Given a nested list of integers, return the sum of all integers in the list weighted by their depth.

Each element is either an integer, or a list -- whose elements may also be integers or other lists.

Example 1:

Given the list [[1,1],2,[1,1]], return 10. (four 1's at depth 2, one 2 at depth 1)

Example 2:

Given the list [1,[4,[6]]], return 27. (one 1 at depth 1, one 4 at depth 2, and one 6 at depth 3; 1 + 4x2 + 6x3 = 27)

分析：

这个题目的DFS本身并没有那么困难，但是其重点在于训练快速阅读interface的能力。

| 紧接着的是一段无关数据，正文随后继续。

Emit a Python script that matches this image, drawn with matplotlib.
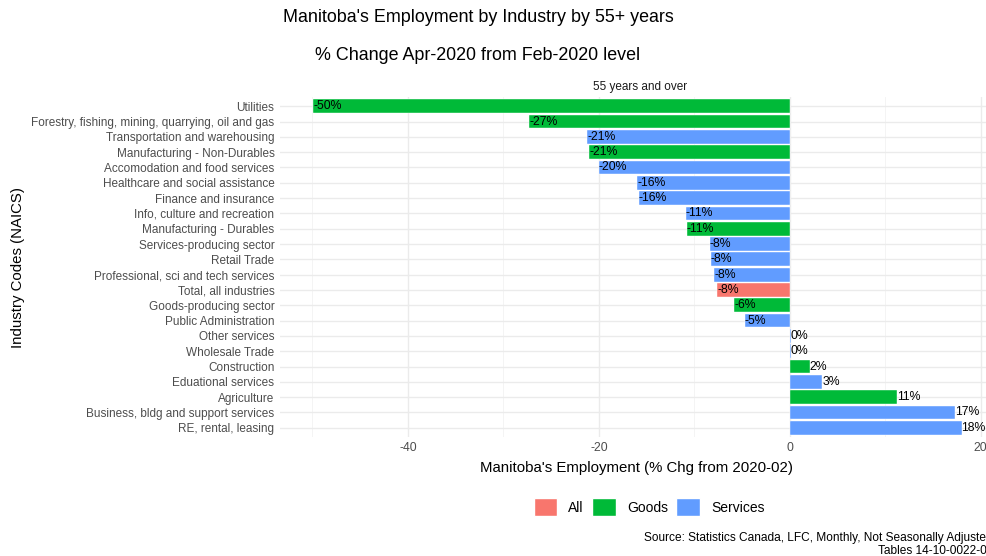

这个题目是LinkedIn的考题，在面试的紧张环境下，能保证读好interface理解好每个函数的功能吗？

第一遍做的时候我理解错了题意，好烦...

题目来自leetcode, lintcode上没有

解法：

/**
 * // This is the interface that allows for creating nested lists.
 * // You should not implement it, or speculate about its implementation
 * class NestedInteger {
 *   public:
 *     // Return true if this NestedInteger holds a single integer, rather than a nested list.
 *     bool isInteger() const;
 *
 *     // Return the single integer that this NestedInteger holds, if it holds a single integer
 *     // The result is undefined if this NestedInteger holds a nested list
 *     int getInteger() const;
 *
 *     // Return the nested list that this NestedInteger holds, if it holds a nested list
 *     // The result is undefined if this NestedInteger holds a single integer
 *     const vector<NestedInteger> &getList() const;
 * };
 */
class Solution {
public:
    void dfs(vector<NestedInteger> nestedList, int level, int& sum) {
        for (int i = 0; i < nestedList.size(); i++) {
            if (nestedList[i].isInteger() ) {
                sum += (nestedList[i].getInteger() * level);
                //return;
            } else {
                vector<NestedInteger> temp = nestedList[i].getList();
                dfs(temp, level + 1, sum);
            }
        }
    }

    int depthSum(vector<NestedInteger>& nestedList) {
        if (nestedList.size() == 0) {
            return 0;
        } 

        int sum = 0;
        dfs(nestedList, 1, sum);
        return sum;
    }
};